Fort de ses succès en librairie, Riad Sattouf lance une nouvelle série, dans laquelle il raconte le parcours de Vincent Lacoste, jeune étoile du cinéma français. Au même moment, Joub et Nicoby retracent les aventures cinématographiques atypiques de Patrice Leconte, l'un des rares réalisateurs à être parvenu pendant plusieurs décennies à alterner films à grand succès et projets plus personnels. Ces deux albums BD dévoilent les coulisses des tournages, les complications de production et les joies de la création cinématographique. Des cases qui donnent des envies de salles obscures.

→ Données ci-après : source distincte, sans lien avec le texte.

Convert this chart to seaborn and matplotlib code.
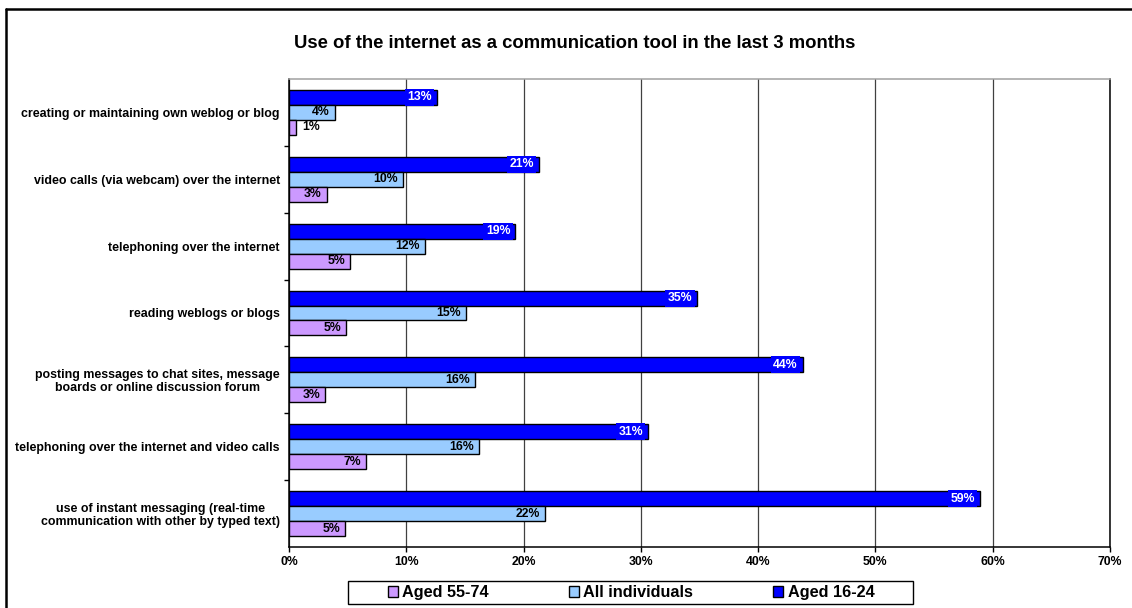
import numpy as np
import pandas as pd
import matplotlib
matplotlib.use('Agg')
import matplotlib.pyplot as plt
import seaborn as sns
from matplotlib.lines import Line2D
from matplotlib.patches import Patch, Rectangle

title = "Use of the internet as a communication tool in the last 3 months"
categories = [
    "creating or maintaining own weblog or blog",
    "video calls (via webcam) over the internet",
    "telephoning over the internet",
    "reading weblogs or blogs",
    "posting messages to chat sites, message\nboards or online discussion forum",
    "telephoning over the internet and video calls",
    "use of instant messaging (real-time\ncommunication with other by typed text)",
]
aged_16_24 = [12.6, 21.3, 19.3, 34.8, 43.8, 30.6, 58.9]
all_individuals = [3.9, 9.7, 11.6, 15.1, 15.9, 16.2, 21.8]
aged_55_74 = [0.6, 3.2, 5.2, 4.9, 3.1, 6.6, 4.8]
series_names = ["Aged 16-24", "All individuals", "Aged 55-74"]
legend_order = ["Aged 55-74", "All individuals", "Aged 16-24"]
x_ticks = [0, 10, 20, 30, 40, 50, 60, 70]
colors = {"Aged 16-24": "#0000FF", "All individuals": "#99CCFF", "Aged 55-74": "#CC99FF"}

sns.set_style("white")
plt.rcParams['font.family'] = ['Liberation Sans', 'DejaVu Sans']
plt.rcParams['font.weight'] = 'bold'
for k in ['text.color', 'axes.labelcolor', 'xtick.color', 'ytick.color']:
    plt.rcParams[k] = 'black'

values = {"Aged 16-24": aged_16_24, "All individuals": all_individuals, "Aged 55-74": aged_55_74}
df = pd.DataFrame({
    "category": categories * 3,
    "series": sum([[s] * len(categories) for s in series_names], []),
    "value": sum([values[s] for s in series_names], []),
})

W, H = 1132, 608
fig = plt.figure(figsize=(W / 100, H / 100), dpi=100)
ax = fig.add_axes([289 / W, 61 / H, 821 / W, 468 / H])

sns.barplot(data=df, y="category", x="value", hue="series", hue_order=series_names,
            order=categories, palette=colors, orient="h", width=0.67, gap=0,
            edgecolor="black", linewidth=1, saturation=1, legend=False, ax=ax)

ax.set_xlim(0, 70)
ax.set_ylim(6.5, -0.5)
ax.set_xlabel("")
ax.set_ylabel("")

LBL = 8.8
# data labels
for container, name in zip(ax.containers, series_names):
    for bar in container:
        val = bar.get_width()
        yc = bar.get_y() + bar.get_height() / 2
        txt = f"{val:.0f}%"
        if name == "Aged 16-24":
            ax.annotate(txt, xy=(val, yc), xytext=(-5, 0), textcoords="offset pixels",
                        ha="right", va="center", fontsize=LBL, fontweight="bold", color="white",
                        bbox=dict(boxstyle="square,pad=0.2", facecolor="#0000FF", edgecolor="none"))
        elif val < 1.5:
            ax.annotate(txt, xy=(val, yc), xytext=(6, 0), textcoords="offset pixels",
                        ha="left", va="center", fontsize=LBL, fontweight="bold", color="black")
        else:
            ax.annotate(txt, xy=(val, yc), xytext=(-5, 0), textcoords="offset pixels",
                        ha="right", va="center", fontsize=LBL, fontweight="bold", color="black")

# axes styling
ax.set_xticks(x_ticks)
ax.set_xticklabels([f"{t}%" for t in x_ticks], fontsize=8.8, fontweight="bold", color="black")
ax.tick_params(axis="x", direction="out", length=3.5, width=1, color="black", pad=3.0, bottom=True)
ax.set_yticks(range(len(categories)))
ax.set_yticklabels(categories, fontsize=8.9, fontweight="bold", multialignment="center",
                   linespacing=1.12, color="black")
ax.tick_params(axis="y", length=0, pad=6.5)
ax.set_yticks(np.arange(0.5, len(categories) - 1, 1.0), minor=True)
ax.tick_params(axis="y", which="minor", direction="out", length=3.5, width=1, color="black", left=True)

ax.grid(axis="x", color="#404040", linewidth=0.9)
ax.grid(axis="y", visible=False)
ax.set_axisbelow(True)
for side in ["left", "bottom", "right"]:
    ax.spines[side].set_visible(True)
    ax.spines[side].set_color("black")
    ax.spines[side].set_linewidth(1.1)
ax.spines["top"].set_visible(True)
ax.spines["top"].set_color("#A0A0A0")
ax.spines["top"].set_linewidth(1.1)

fig.text(575 / W, 1 - 43 / H, title, ha="center", va="center", fontsize=13.3,
         fontweight="bold", color="black")

# legend box
fig.add_artist(Rectangle((348 / W, 1 - 604 / H), 565 / W, 23 / H, transform=fig.transFigure,
                         facecolor="white", edgecolor="black", linewidth=1.0))
handles = [Patch(facecolor=colors[n], edgecolor="black", linewidth=1) for n in legend_order]
leg = fig.legend(handles, legend_order, loc="center",
                 bbox_to_anchor=(631 / W, 1 - 592.5 / H), ncol=3,
                 frameon=False, fontsize=11.7, handlelength=0.62, handleheight=0.62,
                 handletextpad=0.25, borderaxespad=0, borderpad=0, columnspacing=4.95)
for t in leg.get_texts():
    t.set_fontweight("bold")
    t.set_color("black")

# outer chart border (left and top only, as cropped)
fig.add_artist(Line2D([6 / W, 6 / W], [0, 1 - 9 / H], transform=fig.transFigure, color="black", linewidth=1.8))
fig.add_artist(Line2D([6 / W, 1], [1 - 9 / H, 1 - 9 / H], transform=fig.transFigure, color="black", linewidth=1.8))

fig.savefig("out.png", dpi=100, facecolor="white")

On ne compte plus les films dont le scénario est tiré d'un album de BD, depuis les classiques comme les aventures d'Astérix et Obélix jusqu'aux projets beaucoup plus étonnants comme Les Olympiades, le dernier film de Jacques Audiard dont le scénario est adapté de plusieurs récits brefs d'Adrian Tomine (publiés par les éditions Cornélius sous le titre Les intrus). Certains font des flops monumentaux (faut-il évoquer par exemple le Valérian de Luc Besson ou les adaptations de Spirou (celle du Petit comme celle du grand) qui n'ont pas réussi à attirer le public en salle ?), d'autres des succès à répétition (ainsi Les profs cartonnent-ils en libraire comme au cinéma, sans parler des licences Marvel)...
Bref, si la BD et les comics servent de réservoir à idées pour les scénaristes de cinéma, le cinéma est aussi un sujet volontiers traité en bande dessinée. Biographies ou fictions autour d'Alfed Hitchcock ou de Marylin, biographie magistrale d'Alice Guy par Catel et Boquet, les projets ne manquent pas... Cet automne, pour varier les approches, deux projets de BD entremêlent plus intimement que jamais les rapports déjà étroits entre 7e et 9e arts.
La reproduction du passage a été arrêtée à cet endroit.